While this freedom is essential to letting students thrive, this principle is actively being eroded for international students across the United Kingdom. New guidelines for educational institutions that provide tier 4 visas for non-EU students comes into effect from the 6th of April, and ripples of concern are spreading through the ranks of academia. The responsibility is increasingly shifting to rest solely on the institutions sponsoring these visas, and this in turn means that the enforcement of these guidelines will fall squarely on lecturers.

Off the record I have been told of schemes where international students will face harsher scrutiny to justify every absence, to account for their movements, and to provide travel documentation for every journey they make out of the city. Failure to report on these matters could result in a student’s sponsorship being revoked, or even arrest if caught travelling without appropriate clearance. In effect this will turn academics into parole officers, and the lecturers I have spoken to are furious at both the principle and the practice they are being told to enforce in discriminating against every non-EU student they tutor.

The new stricter policy has its roots in a number of controversies and the government is responding to previous abuses of the student visa system. From ‘consultants’ selling pre-approved English language certificates, to recognised institutions taking deposits on university placements from economic migrants with no intention of studying, these unscrupulous abuses have rightly been attacked by the British media. Several universities forfeited their right to sponsor tier 4 visas, and thousands of international students were left desperately looking for new sponsors in the spring of 2012. It was an ugly situation that showed higher education in a terrible light, and which fed into public sentiment against immigration of all kinds. The government had to change its guidelines, but the response is punishing a very large majority for the transgressions of a very small minority.

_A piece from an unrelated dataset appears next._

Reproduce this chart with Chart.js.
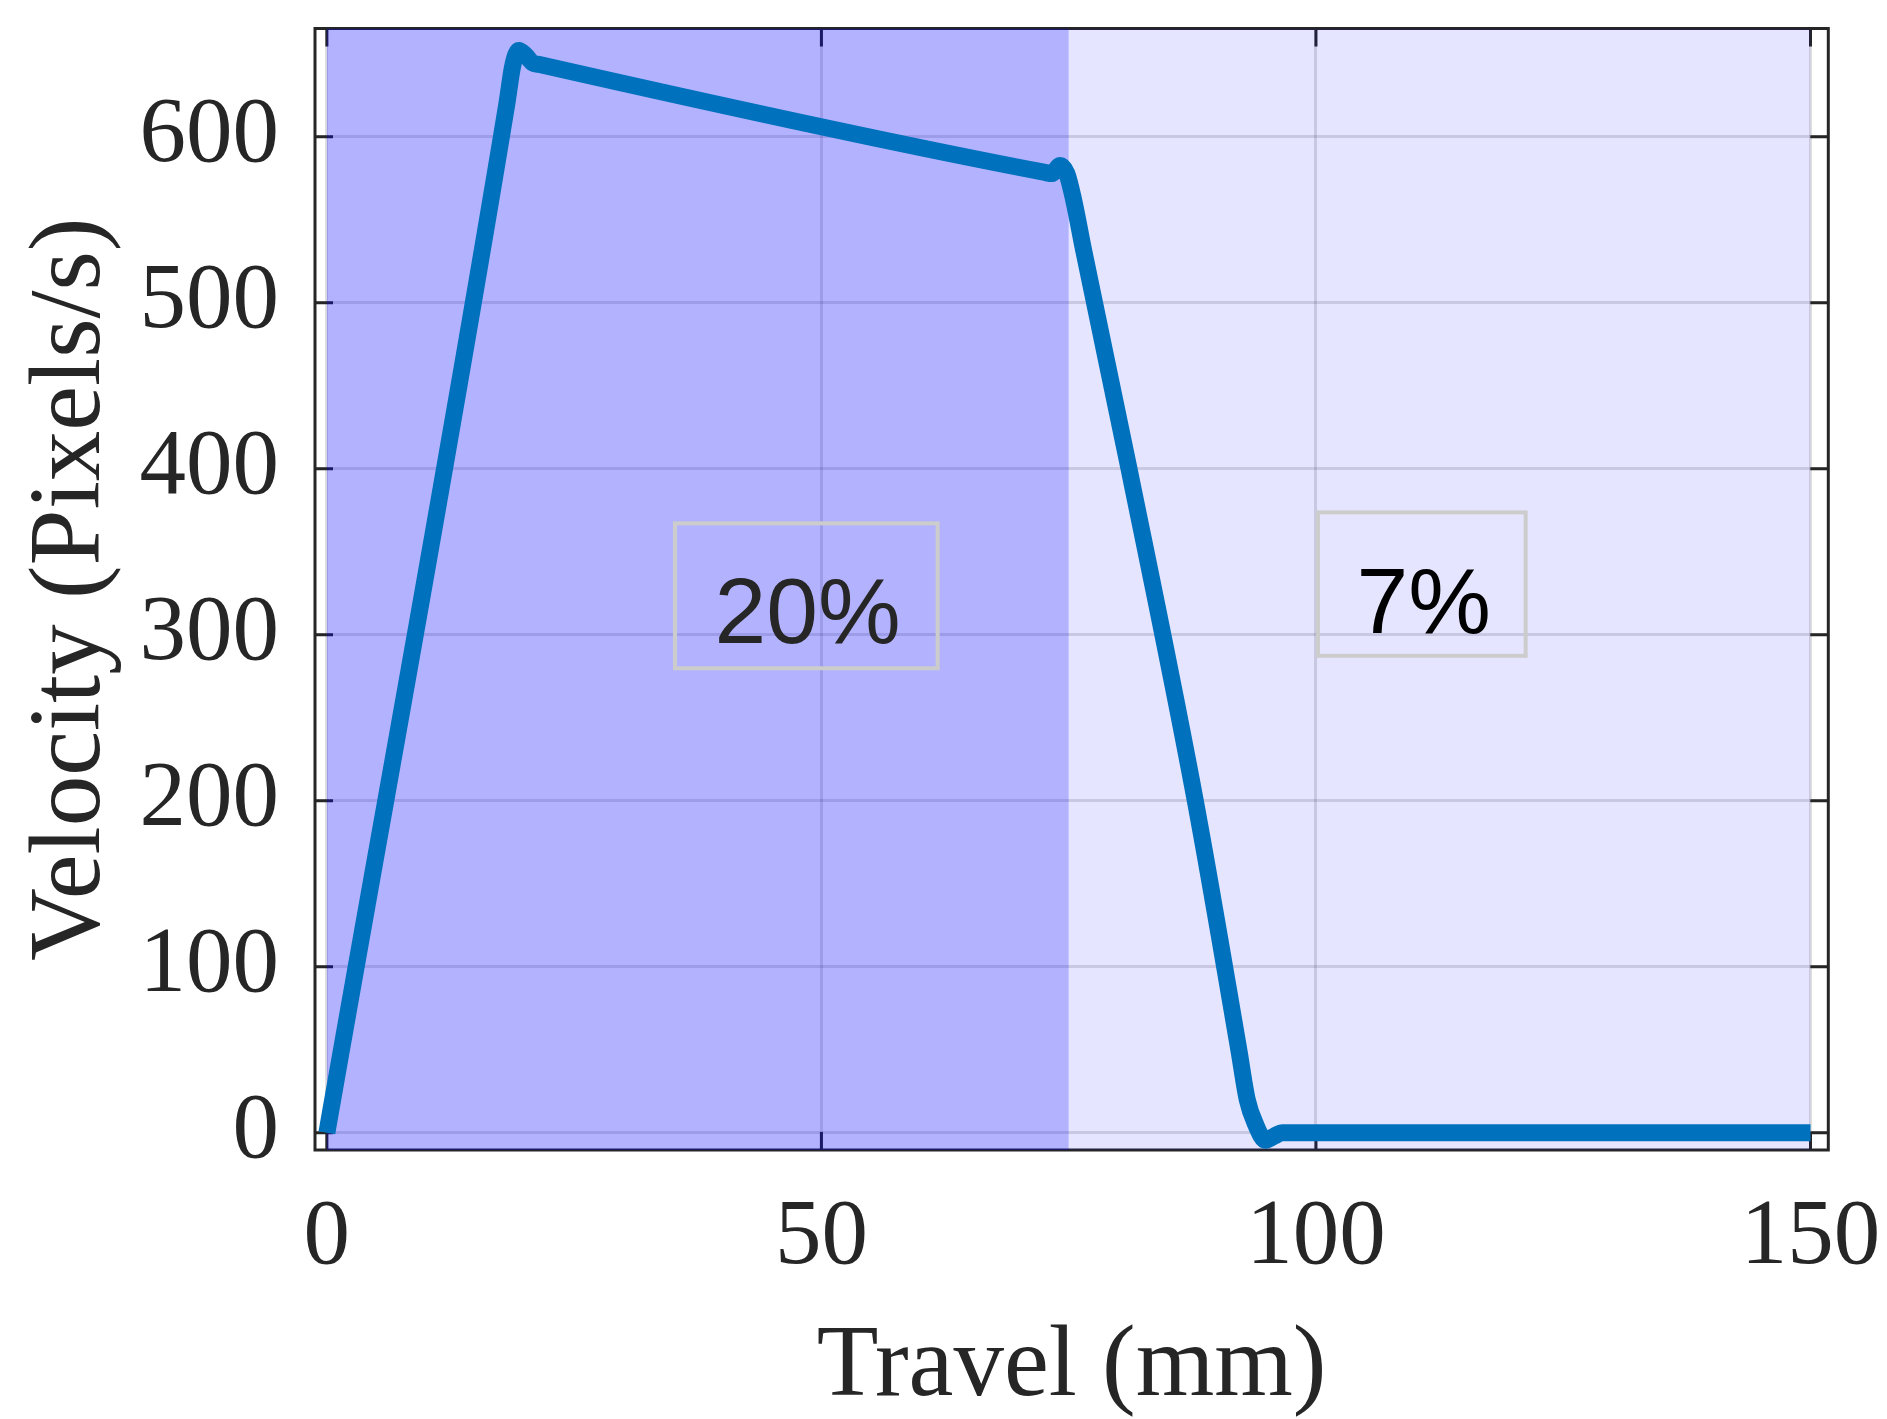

As UK universities increasingly focus their attention on ramping up their international student intake, they will simultaneously have to balance this with a growing climate of heightened surveillance and discreet pressures against the very same group. Where previously the joy of knowledge acquisition combined with the unavoidable burden of student debt was enough motivation to get most students, international or otherwise, through to graduation, now a government uncomfortable with discussing immigration and unwilling to address the international student question is feeling it necessary to make their force felt. The repercussions of this intervention will not be immediate, but as word spreads to friends and family back home, the goodwill of prospective international students looking to the UK will unquestionably start to dissipate.